Psychology 326 (01): Laboratory in Personality and Abnormal Psychology
This course is an introduction to research methods in abnormal and personality psychology. Students will work as a class to collect data using quantitative and qualitative methodologies. Students will be expected to collect survey- and questionnaire-based data as well as engage in some interviewing projects. We will consider the various stages of research including literature review, design, ethical considerations, data collection, and analysis (qualitative and quantitative), and consider the statistical inference or implications of our findings. The course focuses on the impact of stress and coping on the lives of individuals, identity, their relationships, and psychological adjustment.

A. Douglas

Sociology 123 (01): Introduction to Sociology
This course uses a sociological framework to examine the nature and structure of modern industrial societies.
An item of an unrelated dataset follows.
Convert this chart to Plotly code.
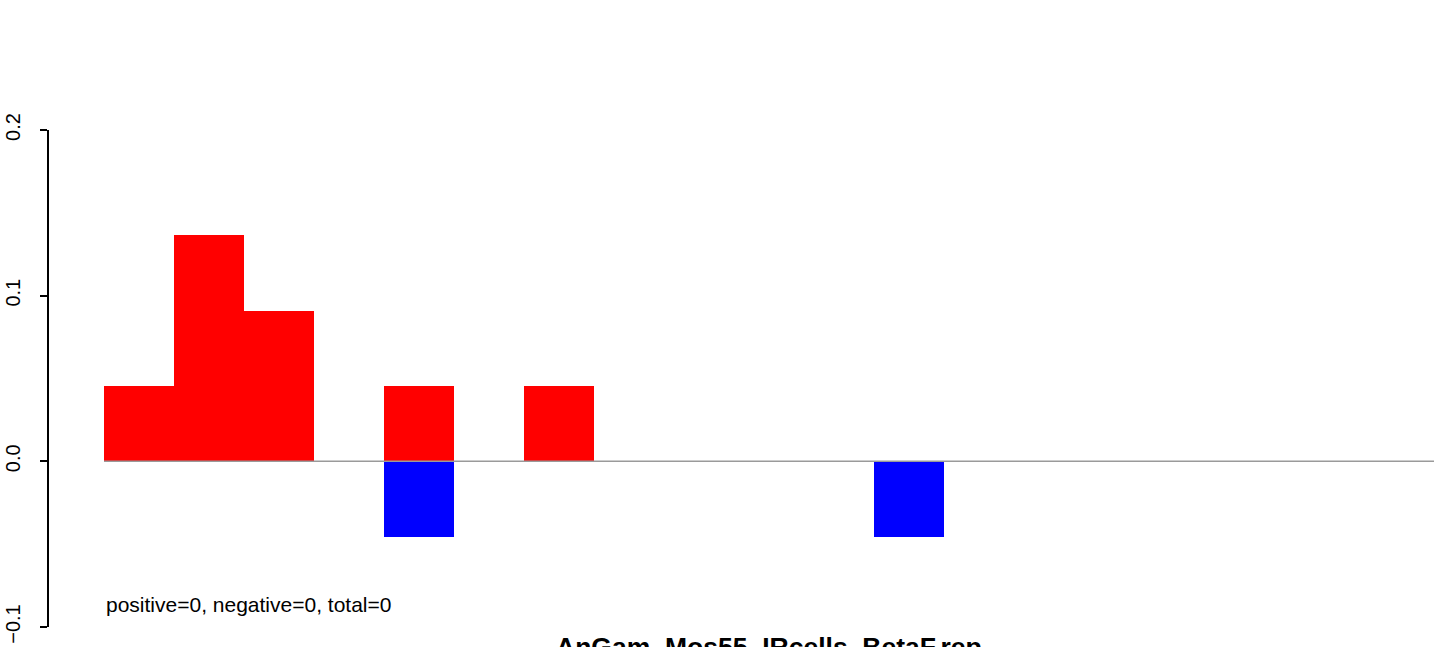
import plotly.graph_objects as go

# Data
n_bins = 19
bin_index = list(range(n_bins))
positive_vals = [0.04545, 0.13636, 0.09091, 0, 0.04545, 0, 0.04545, 0, 0, 0, 0, 0, 0, 0, 0, 0, 0, 0, 0]
negative_vals = [0, 0, 0, 0, -0.04545, 0, 0, 0, 0, 0, 0, -0.04545, 0, 0, 0, 0, 0, 0, 0]
y_ticks = [-0.1, 0.0, 0.1, 0.2]
y_tick_labels = ["\u22120.1", "0.0", "0.1", "0.2"]
summary_text = "positive=0, negative=0, total=0"
title_text = "AnGam_Mos55_IRcells_BetaF.rep"

W, H = 1441, 647
x_px0 = 104.0   # pixel of x=0
x_unit = 70.0   # pixels per bin
axis_px = 49.0
y_top_px, y_bot_px = 130.0, 627.0

centers = [i + 0.5 for i in bin_index]
FONT = "Liberation Sans, Arial, sans-serif"

fig = go.Figure()
fig.add_trace(go.Bar(x=centers, y=positive_vals, width=1.0, base=0,
                     marker=dict(color="#ff0000", line=dict(width=0)), showlegend=False,
                     hoverinfo="skip"))
fig.add_trace(go.Bar(x=centers, y=negative_vals, width=1.0, base=0,
                     marker=dict(color="#0000ff", line=dict(width=0)), showlegend=False,
                     hoverinfo="skip"))

fig.add_shape(type="line", xref="x", yref="y", x0=0, x1=n_bins, y0=0, y1=0,
              line=dict(color="#9a9a9a", width=1.5), layer="above")

fig.add_annotation(x=0, y=-0.0862, xref="x", yref="y", text=summary_text,
                   showarrow=False, xanchor="left", yanchor="middle",
                   font=dict(size=21, color="black", family=FONT))
fig.add_annotation(x=769 / W, y=(H - 647) / H, xref="paper", yref="paper",
                   text="<b>" + title_text + "</b>",
                   showarrow=False, xanchor="center", yanchor="middle",
                   font=dict(size=26.5, color="black", family=FONT))

xr0 = (axis_px - x_px0) / x_unit
xr1 = (W - x_px0) / x_unit
fig.update_layout(
    width=W, height=H,
    margin=dict(l=0, r=0, t=0, b=0, autoexpand=False),
    plot_bgcolor="white", paper_bgcolor="white",
    barmode="overlay", bargap=0,
    xaxis=dict(domain=[axis_px / W, 1], range=[xr0, xr1], visible=False, fixedrange=True,
               automargin=False),
    yaxis=dict(domain=[(H - y_bot_px) / H, (H - y_top_px) / H], range=[-0.1, 0.2],
               automargin=False, fixedrange=True,
               showgrid=False, zeroline=False, showline=True, linecolor="black", linewidth=1.5,
               ticks="outside", ticklen=7, tickwidth=1.5, tickcolor="black",
               tickvals=y_ticks, ticktext=y_tick_labels, tickangle=-90,
               ticklabelstandoff=12,
               tickfont=dict(size=20, color="black", family=FONT)),
    font=dict(family=FONT),
)

fig.write_html("out.html", config={"displayModeBar": False},
               post_script="document.body.style.margin='0';")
To identify central trends in society and culture, this course covers several basic themes, such as social inequality and social interaction, that have appeared repeatedly in the works of major social thinkers.

K. Tucker

Sociology 333 (01): Contemporary Social Theory
In this critical survey of the main theoretical perspectives in contemporary sociology, we focus specifically on structural functionalism, symbolic interactionism, critical theory, feminism, and postmodernism. Besides gaining familiarity with these alternative perspectives, we try to identify the main axes of theoretical dispute in sociology and discuss the problems of evaluating and resolving conflict between theories.

K. Tucker

Statistics 341 (01): Linear Statistical Models
Mathematical concepts from linear algebra and n-dimensional Euclidean geometry, together with statistical concepts of estimation and hypothesis testing, are developed and used to construct a unifying theory for two classes of applied methods: analysis of variance and regression analysis. The theory is developed in three stages: least squares and orthogonal projections; moment assumptions and the Gauss-Markov theorem; and the normal distribution and F-tests.